Re: SET type (was Re: WAL versus Postgres) - Mailing list pgsql-hackers

From Tom Lane
Subject Re: SET type (was Re: WAL versus Postgres)
Date
Msg-id 15906.958542555@sss.pgh.pa.us
Whole thread Raw
In response to SET type (was Re: WAL versus Postgres)  (Peter Eisentraut <peter_e@gmx.net>)
List pgsql-hackers
Peter Eisentraut <peter_e@gmx.net> writes:
> I've been playing around with that a while ago in the hope that this would
> explain this table-as-datatype thing but several findings led me to
> believe that this is long dead, removed, rotten code:

There's an awful lot of code still there ;-).  Undoubtedly it's
suffering from bit-rot, but I'm not sure the feature is as much
of a lost cause as you think.

> The function SetDefine in utils/adt/sets.c makes me think that a SET is
> more or less a stored procedure without arguments.

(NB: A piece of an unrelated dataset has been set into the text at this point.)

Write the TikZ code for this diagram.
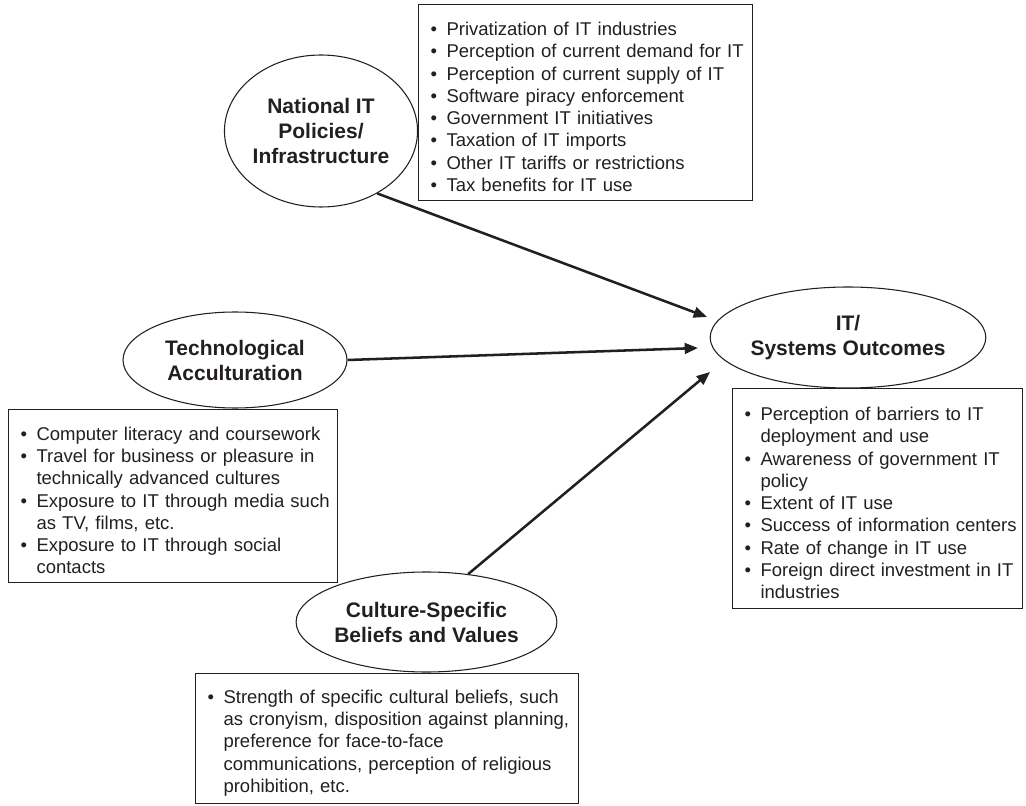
\documentclass[tikz,border=0pt]{standalone}
\usepackage{fontspec}
\setmainfont{Liberation Sans}
\usetikzlibrary{shapes.geometric,arrows.meta}
\definecolor{ink}{HTML}{231F20}
% one bulleted entry with a hanging indent; \nl breaks a line inside it
\newcommand\bitem[1]{\par\hangindent=21pt\hangafter=1\noindent\makebox[21pt][l]{\hspace{9pt}\textbullet}#1}
\newcommand\nl{\hfil\break}
\begin{document}
\begin{tikzpicture}[x=0.75pt,y=-0.75pt,
  construct/.style={ellipse, draw=ink, line width=0.8pt, inner sep=0pt, align=center, text=ink,
    font=\fontsize{15.75pt}{18.75pt}\selectfont\bfseries},
  listbox/.style={rectangle, draw=ink, line width=0.8pt, anchor=north west, inner xsep=0pt,
    inner ysep=0pt, text=ink, align=left, font=\fontsize{13.875pt}{16.7pt}\selectfont},
  link/.style={draw=ink, line width=1.9pt, -{Triangle[length=10pt,width=8pt]}}]

\useasboundingbox (0,0) rectangle (1026,806);

% constructs
\node[construct, minimum width=144pt, minimum height=114pt] (nat) at (321,131)
  {National IT\\Policies/\\Infrastructure};
\node[construct, minimum width=168pt, minimum height=72pt] (tech) at (235,360)
  {Technological\\Acculturation};
\node[construct, minimum width=190.5pt, minimum height=75.75pt] (it) at (848,337.5)
  {IT/\\Systems Outcomes};
\node[construct, minimum width=167.25pt, minimum height=75pt] (cul) at (426.5,622)
  {Culture-Specific\\Beliefs and Values};

% measures of each construct
\node[listbox, text width=250.5pt, minimum height=147pt] (natbox) at (418,4) {%
  \bitem{Privatization of IT industries}
  \bitem{Perception of current demand for IT}
  \bitem{Perception of current supply of IT}
  \bitem{Software piracy enforcement}
  \bitem{Government IT initiatives}
  \bitem{Taxation of IT imports}
  \bitem{Other IT tariffs or restrictions}
  \bitem{Tax benefits for IT use}\par};

\node[listbox, text width=246.75pt, minimum height=129.75pt] (techbox) at (8,409) {%
  \bitem{Computer literacy and coursework}
  \bitem{Travel for business or pleasure in\nl technically advanced cultures}
  \bitem{Exposure to IT through media such\nl as TV, films, etc.}
  \bitem{Exposure to IT through social\nl contacts}\par};

\node[listbox, text width=217.5pt, minimum height=165pt] (itbox) at (732,388) {%
  \bitem{Perception of barriers to IT\nl deployment and use}
  \bitem{Awareness of government IT\nl policy}
  \bitem{Extent of IT use}
  \bitem{Success of information centers}
  \bitem{Rate of change in IT use}
  \bitem{Foreign direct investment in IT\nl industries}\par};

\node[listbox, text width=287.25pt, minimum height=97.5pt] (culbox) at (195,673) {%
  \bitem{Strength of specific cultural beliefs, such\nl as cronyism, disposition against planning,\nl
    preference for face-to-face\nl communications, perception of religious\nl prohibition, etc.}\par};

% arrow ends in front of the outcome construct
\coordinate (t1) at (707,317);
\coordinate (t2) at (698,348);
\coordinate (t3) at (710,372);

\draw[link] (nat.-48) -- (t1);
\draw[link] (tech.east) -- (t2);
\draw[link] (cul.49) -- (t3);
\end{tikzpicture}
\end{document}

That squares with what I've been reading in the old Postgres papers;
they didn't call it a "set", but they definitely put a lot of emphasis
on the notion of a stored procedure that would generate a set of tuples
when called.

What I'm confused about at the moment is that there seem to be two
different facilities in the Postgres code that could be equated to
that concept.  There is the "attisset" stuff, and then there is the
notion of a function that takes a relation as input and produces
another relation as output.  The latter still sort of works --- there
are regression test cases that exercise it, and even though the
implementation has some fundamental shortcomings it is still useful.
This seems to be related to "attisset" but yet not be the same thing.
Like I said, I'm confused...

> That is, you would define some SET type in terms of a query from
> another table and then you could use predicates like `value in
> set'. The syntax for this must have gotten lost in the PostQUEL to SQL
> switch.

It's possible to invoke both facilities via the nested-dot notation.
If I understood which gets invoked when, I'd be a lot further along.